In Memory of Mike Ruppert

Today I was saddened to learn of Mike Ruppert’s suicide in April of this year. It is hard for me to overstate Mike’s influence on my philosophy of politics and crime. I was a subscriber to Mike’s From the Wilderness newsletter and once took my wife to hear him lecture in Portland. With his permission, I included two of his articles in my 2002 anthology, It’s the Economy, Stupid: The Impact of the Illicit Drug Trade on the American Political Process. A central question of that e-book was whether the black market in illegal drugs was large enough to trump all other issues in the making and unmaking of American presidents.

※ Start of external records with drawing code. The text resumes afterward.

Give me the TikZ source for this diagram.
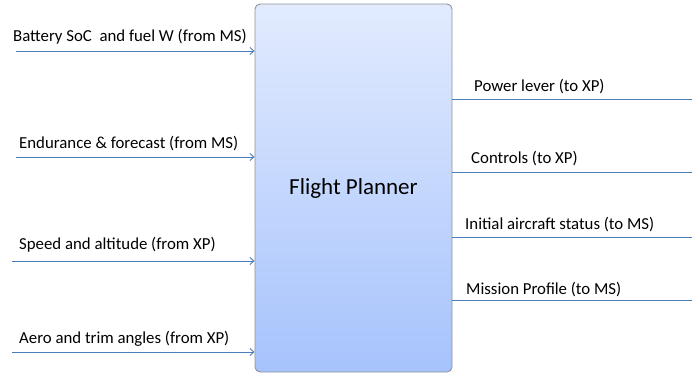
\documentclass[tikz,border=0pt]{standalone}
\usepackage{fontspec}
\setmainfont{Carlito}
\usetikzlibrary{arrows.meta,calc}
\definecolor{linkblue}{HTML}{4A7EBB}
\definecolor{boxtop}{HTML}{E2EBFE}
\definecolor{boxbot}{HTML}{A6C3FC}
\definecolor{boxedge}{HTML}{8E939A}
\begin{document}
\begin{tikzpicture}[x=1pt,y=-1pt,
  planner/.style={draw=boxedge,line width=0.9pt,rounded corners=5pt,
    top color=boxtop,bottom color=boxbot,minimum width=197pt,minimum height=368pt,
    inner sep=0pt,font=\fontsize{23}{27}\selectfont},
  inlink/.style={draw=linkblue,line width=1pt,-{Straight Barb[length=4pt,width=7pt,line width=0.9pt]}},
  outlink/.style={draw=linkblue,line width=1pt},
  lbl/.style={anchor=base west,inner sep=0pt,font=\fontsize{16.8}{19}\selectfont}]
\useasboundingbox (0,0) rectangle (692,375);
% central block
\node[planner] (fp) at (353.5,188) {Flight Planner};
% incoming signals
\coordinate (i1) at (16,51);
\coordinate (i2) at (16,157);
\coordinate (i3) at (12,261);
\coordinate (i4) at (12,352);
\draw[inlink] (i1) -- (i1 -| fp.west);
\draw[inlink] (i2) -- (i2 -| fp.west);
\draw[inlink] (i3) -- (i3 -| fp.west);
\draw[inlink] (i4) -- (i4 -| fp.west);
\node[lbl] (l1) at (13,41) {Battery SoC\ \ and fuel W (from MS)};
\node[lbl] (l2) at (19,148) {Endurance \& forecast (from MS)};
\node[lbl] (l3) at (19,249) {Speed and altitude (from XP)};
\node[lbl] (l4) at (19,343) {Aero and trim angles (from XP)};
% outgoing signals
\coordinate (o1) at (692,99.5);
\coordinate (o2) at (692,172.5);
\coordinate (o3) at (692,237.5);
\coordinate (o4) at (692,300.5);
\draw[outlink] (o1 -| fp.east) -- (o1);
\draw[outlink] (o2 -| fp.east) -- (o2);
\draw[outlink] (o3 -| fp.east) -- (o3);
\draw[outlink] (o4 -| fp.east) -- (o4);
\node[lbl] (r1) at (474,91) {Power lever (to XP)};
\node[lbl] (r2) at (471,163) {Controls (to XP)};
\node[lbl] (r3) at (465,229) {Initial aircraft status (to MS)};
\node[lbl] (r4) at (466,294) {Mission Profile (to MS)};
\end{tikzpicture}
\end{document}
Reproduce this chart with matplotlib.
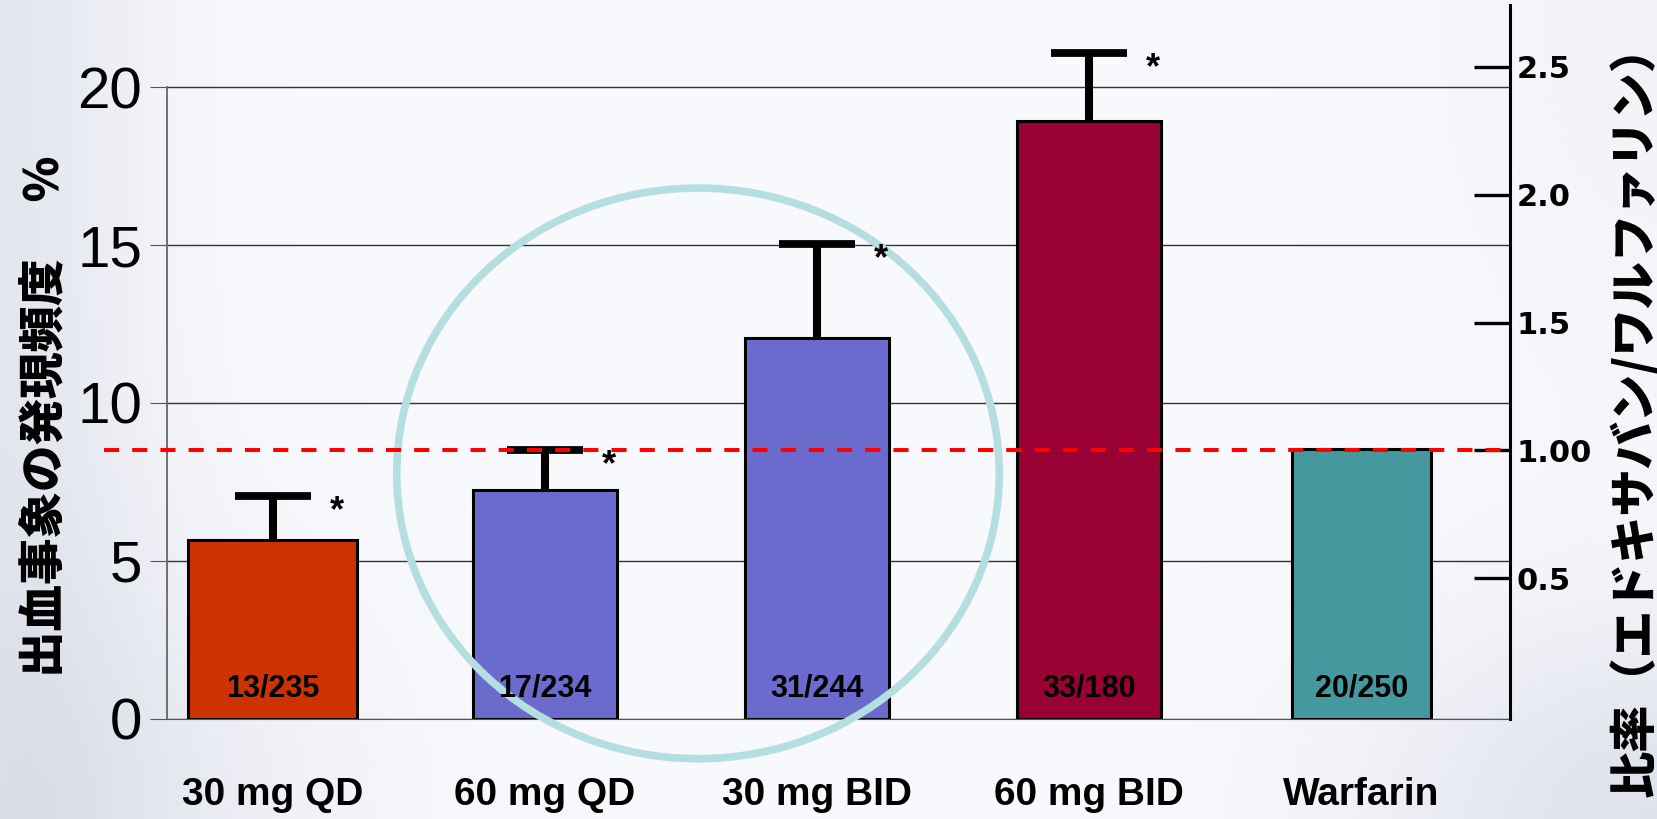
import numpy as np
import matplotlib.pyplot as plt
from matplotlib.patches import Ellipse

categories = ["30 mg QD", "60 mg QD", "30 mg BID", "60 mg BID", "Warfarin"]
rates = [5.65, 7.25, 12.05, 18.95, 8.55]          # bleeding event rate (%)
err_top = [7.05, 8.5, 15.05, 21.1, None]           # upper end of error bar (%)
counts = ["13/235", "17/234", "31/244", "33/180", "20/250"]
stars = [True, True, True, True, False]
colors = ["#CC3300", "#6B6BCD", "#6B6BCD", "#990033", "#45999E"]

ratio_ticks = [0.5, 1.0, 1.5, 2.0, 2.5]
ratio_labels = ["0.5", "1.00", "1.5", "2.0", "2.5"]

# ratio axis: 1.00 sits at the warfarin rate, ~8.1 % per 1.0
ref_rate = 8.5
per_ratio = 8.1

fig = plt.figure(figsize=(16.58, 8.19), dpi=100)

# soft bluish-gray slide background
bg = fig.add_axes([0, 0, 1, 1], zorder=-10)
h, w = 200, 400
yy, xx = np.mgrid[0:1:h * 1j, 0:1:w * 1j]   # yy = 0 at top row
shade = 0.13 * np.exp(-(xx / 0.09) ** 2) \
    + 0.16 * np.exp(-((1 - xx) ** 2 / 0.03 + (1 - yy) ** 2 / 0.06)) \
    + 0.09 * np.exp(-((xx - 0.08) ** 2 / 0.02 + (1 - yy) ** 2 / 0.10)) \
    + 0.04 * np.exp(-((1 - xx) ** 2 / 0.02 + yy ** 2 / 0.3))
base = np.array([0.975, 0.978, 0.99])
tint = np.array([0.60, 0.55, 0.40])
img = base[None, None, :] - shade[:, :, None] * tint[None, None, :]
bg.imshow(np.clip(img, 0, 1), aspect="auto", extent=[0, 1, 0, 1])
bg.axis("off")

ax = fig.add_axes([0.1008, 0.1226, 0.8099, 0.8709])
ax.set_facecolor("none")
x = np.arange(len(categories))
widths = [0.62, 0.53, 0.53, 0.53, 0.51]

ax.bar(x, rates, width=widths, color=colors, edgecolor="black", linewidth=2.2, zorder=2)

cap = 0.14
for i in range(len(categories)):
    if err_top[i] is not None:
        ax.vlines(x[i], rates[i], err_top[i], color="black", linewidth=5.8, zorder=3)
        ax.hlines(err_top[i], x[i] - cap, x[i] + cap, color="black", linewidth=5.6, zorder=3)
        if stars[i]:
            ax.text(x[i] + cap + 0.07, err_top[i] - 0.5, "*", fontsize=26, fontweight="bold",
                    family="Liberation Sans", ha="left", va="center", zorder=6)
    ax.text(x[i], 0.94, counts[i], ha="center", va="center", fontsize=22, fontweight="bold",
            family="Liberation Sans", zorder=6)

ax.set_xlim(-0.388, 4.546)
ax.set_ylim(0, 22.6)
ax.set_yticks([0, 5, 10, 15, 20])
ax.set_yticklabels(["0", "5", "10", "15", "20"], fontsize=42, family="Liberation Sans")
ax.yaxis.grid(True, color="#333333", linewidth=1.0, zorder=0)
ax.tick_params(axis="y", length=12, color="#555555", pad=6)
ax.set_xticks(x)
ax.set_xticklabels(categories, fontsize=28, fontweight="bold", family="Liberation Sans")
ax.tick_params(axis="x", length=0, pad=42)
for s in ["top", "right"]:
    ax.spines[s].set_visible(False)
ax.spines["left"].set_bounds(0, 20)
ax.spines["left"].set_color("#666666")
ax.spines["left"].set_linewidth(1.3)
ax.spines["bottom"].set_color("#555555")

# highlight circle around the 60 mg QD / 30 mg BID arms
ax.add_patch(Ellipse((1.5626, 7.77), 2.214, 18.08, fill=False, edgecolor="#B5DEE0",
                     linewidth=5.5, zorder=4, clip_on=False))

# right ratio axis
ax2 = ax.twinx()
ax2.set_ylim((0 - ref_rate) / per_ratio + 1, (22.6 - ref_rate) / per_ratio + 1)
ax2.set_yticks(ratio_ticks)
ax2.set_yticklabels(ratio_labels, fontsize=22, fontweight="bold")
ax2.tick_params(axis="y", direction="in", length=26, width=2.4, pad=5)
for s in ["top", "left", "bottom"]:
    ax2.spines[s].set_visible(False)
ax2.spines["right"].set_linewidth(2.2)
ax2.plot([-0.62, 4.546], [1.0, 1.0], color="red", linestyle=(0, (3.75, 3.25)), linewidth=2.9,
         clip_on=False, zorder=5)

jp = ["Noto Sans CJK JP", "DejaVu Sans"]
fig.text(0.027, 0.4916, "出血事象の発現頻度　 %", rotation=90, ha="center", va="center",
         fontsize=33.5, fontweight="black", family=jp)
fig.text(0.986, 0.5, "比率（エドキサバン/ワルファリン）", rotation=90, ha="center", va="center",
         fontsize=34, fontweight="black", family=jp)

fig.savefig("out.png", dpi=100)
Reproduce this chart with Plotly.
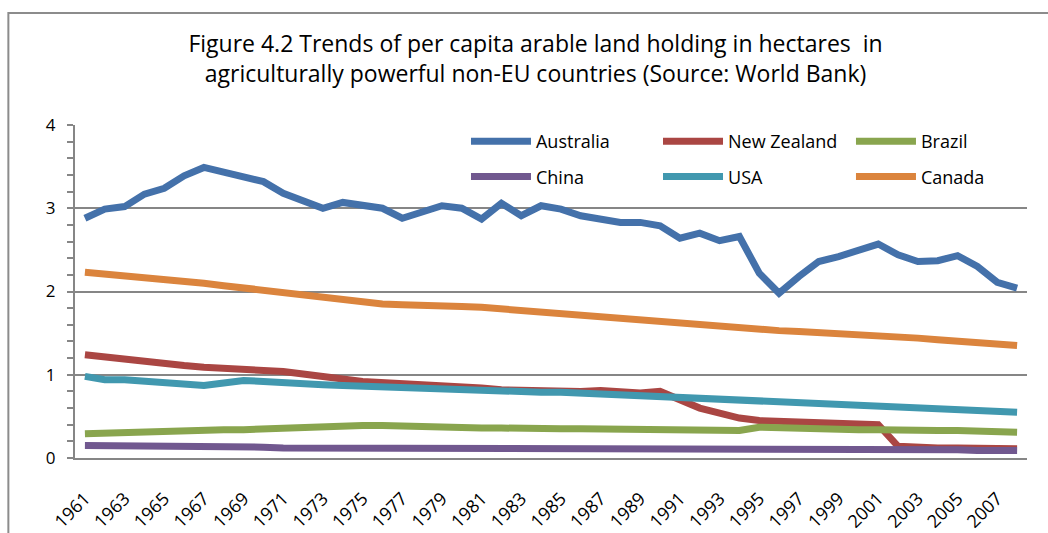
import plotly.graph_objects as go

# Per capita arable land (hectares), 1961-2008
years = list(range(1961, 2009))

australia = [2.88, 2.99, 3.02, 3.17, 3.24, 3.39, 3.49, 3.43, 3.37, 3.32,
             3.18, 3.09, 3.00, 3.07, 3.04, 3.00, 2.88, 2.96, 3.03, 3.00,
             2.87, 3.06, 2.91, 3.03, 2.99, 2.91, 2.87, 2.83, 2.83, 2.79,
             2.64, 2.70, 2.61, 2.66, 2.22, 1.98, 2.18, 2.36, 2.42, 2.49,
             2.57, 2.44, 2.36, 2.37, 2.43, 2.30, 2.11, 2.04]

new_zealand = [1.24, 1.21, 1.18, 1.15, 1.13, 1.11, 1.09, 1.08, 1.06, 1.05,
               1.04, 1.01, 0.97, 0.95, 0.92, 0.91, 0.90, 0.89, 0.88, 0.87,
               0.84, 0.82, 0.81, 0.80, 0.79, 0.80, 0.81, 0.79, 0.78, 0.80,
               0.70, 0.60, 0.54, 0.48, 0.45, 0.44, 0.43, 0.42, 0.42, 0.41,
               0.40, 0.14, 0.12, 0.12, 0.12, 0.11, 0.11, 0.11]

brazil = [0.29, 0.30, 0.31, 0.32, 0.32, 0.33, 0.33, 0.34, 0.34, 0.35,
          0.36, 0.38, 0.38, 0.38, 0.39, 0.39, 0.38, 0.37, 0.37, 0.36,
          0.36, 0.36, 0.35, 0.35, 0.35, 0.35, 0.35, 0.34, 0.34, 0.34,
          0.34, 0.33, 0.33, 0.33, 0.37, 0.36, 0.36, 0.35, 0.35, 0.34,
          0.34, 0.33, 0.33, 0.33, 0.33, 0.32, 0.32, 0.31]

china = [0.15, 0.15, 0.14, 0.14, 0.14, 0.14, 0.13, 0.13, 0.13, 0.13,
         0.12, 0.12, 0.12, 0.12, 0.11, 0.11, 0.11, 0.10, 0.10, 0.10,
         0.10, 0.10, 0.11, 0.11, 0.11, 0.11, 0.11, 0.11, 0.11, 0.11,
         0.11, 0.11, 0.10, 0.10, 0.10, 0.10, 0.10, 0.10, 0.10, 0.10,
         0.10, 0.10, 0.10, 0.10, 0.10, 0.09, 0.09, 0.09]

usa = [0.98, 0.94, 0.94, 0.92, 0.91, 0.89, 0.87, 0.90, 0.93, 0.92,
       0.90, 0.89, 0.88, 0.87, 0.86, 0.86, 0.85, 0.84, 0.84, 0.83,
       0.82, 0.81, 0.80, 0.79, 0.79, 0.78, 0.77, 0.75, 0.75, 0.74,
       0.73, 0.72, 0.71, 0.70, 0.69, 0.67, 0.66, 0.65, 0.64, 0.63,
       0.62, 0.62, 0.61, 0.60, 0.59, 0.57, 0.56, 0.55]

canada = [2.23, 2.21, 2.20, 2.18, 2.16, 2.14, 2.10, 2.07, 2.04, 2.01,
          1.98, 1.95, 1.93, 1.90, 1.87, 1.85, 1.84, 1.84, 1.83, 1.82,
          1.81, 1.79, 1.77, 1.76, 1.75, 1.73, 1.71, 1.69, 1.66, 1.64,
          1.62, 1.60, 1.58, 1.56, 1.55, 1.53, 1.52, 1.51, 1.50, 1.49,
          1.48, 1.46, 1.44, 1.42, 1.40, 1.38, 1.36, 1.35]

# name, values, colour, legend column
series = [
    ("Australia", australia, "#4471AA", "legend"),
    ("New Zealand", new_zealand, "#AA4643", "legend2"),
    ("Brazil", brazil, "#89A54E", "legend3"),
    ("China", china, "#71588F", "legend"),
    ("USA", usa, "#4198AF", "legend2"),
    ("Canada", canada, "#DB843D", "legend3"),
]

FONT = "Open Sans"
GRID = "#868686"

x_range = [years[0] - 0.5, years[-1] + 0.5]
# tick marks sit on the boundaries between the yearly categories
boundaries = [y - 0.5 for y in years] + [years[-1] + 0.5]

fig = go.Figure()
for name, vals, color, leg in series:
    fig.add_trace(go.Scatter(
        x=years, y=vals, name=name, mode="lines",
        line=dict(color=color, width=7),
        legend=leg, legendgroup=name,
    ))

legend_common = dict(
    orientation="v", xanchor="left", yanchor="top", y=1.006,
    font=dict(family=FONT, size=18, color="black"),
    bgcolor="rgba(0,0,0,0)", itemwidth=60, tracegroupgap=9,
)

fig.update_layout(
    width=1048, height=533,
    margin=dict(l=75, r=21, t=125, b=75),
    paper_bgcolor="white", plot_bgcolor="white",
    font=dict(family=FONT, color="black"),
    title=dict(
        text="Figure 4.2 Trends of per capita arable land holding in hectares  in<br>"
             "agriculturally powerful non-EU countries (Source: World Bank)",
        x=0.511, xanchor="center", y=0.903, yanchor="top",
        font=dict(family=FONT, size=23, color="black"),
    ),
    legend=dict(x=0.4107, **legend_common),
    legend2=dict(x=0.6124, **legend_common),
    legend3=dict(x=0.8151, **legend_common),
    xaxis=dict(
        range=x_range, automargin=False,
        tickmode="linear", tick0=years[0], dtick=2,
        tickangle=-45,
        # invisible major ticks keep the year labels clear of the axis
        ticks="outside", ticklen=21, tickcolor="rgba(0,0,0,0)",
        tickfont=dict(family=FONT, size=18, color="black"),
        showgrid=False, zeroline=False,
        showline=True, linecolor=GRID, linewidth=2,
    ),
    xaxis2=dict(
        overlaying="x", anchor="y", side="bottom",
        range=x_range, automargin=False,
        tickmode="array", tickvals=boundaries,
        showticklabels=False,
        ticks="outside", ticklen=6, tickcolor=GRID, tickwidth=1.5,
        showgrid=False, zeroline=False, showline=False,
    ),
    yaxis=dict(
        range=[0, 4], dtick=1, automargin=False,
        ticks="outside", ticklen=6, tickcolor=GRID, tickwidth=1.5,
        ticklabelstandoff=8,
        tickfont=dict(family=FONT, size=17, color="black"),
        showgrid=True, gridcolor=GRID, gridwidth=1.5,
        zeroline=False,
        showline=True, linecolor=GRID, linewidth=2,
        minor=dict(dtick=0.2, ticks="outside", ticklen=6,
                   tickcolor=GRID, tickwidth=1.5, showgrid=False),
    ),
    shapes=[
        # chart frame (left and top edges)
        dict(type="rect", xref="paper", yref="paper",
             x0=-0.07, x1=1.05, y0=-0.3, y1=1.336,
             line=dict(color="#8C8C8C", width=2), fillcolor="rgba(0,0,0,0)",
             layer="below"),
    ],
)

fig.write_html("out.html")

I could call those my “sophomore” years; I was wise enough to have lost my Boy Scout naivete regarding the essential rightness of all things American, yet still foolish enough not to understand that an unverifiable story told with meticulous detail and passionate sincerity does not necessarily deserve credibility, even though it may otherwise agree with understood fact. This is a lesson I would begin to learn only a couple of years later, as I have written elsewhere in this blog.

I am deeply sorry for the pain of Mike’s life which has become yet clearer in his death. Mike may have given us little in the way of exclusive information, and may have misled us with falsehood resulting from delusion, but his efforts made me see a greater significance in what I had learned from other sources, and for that, I honor his memory.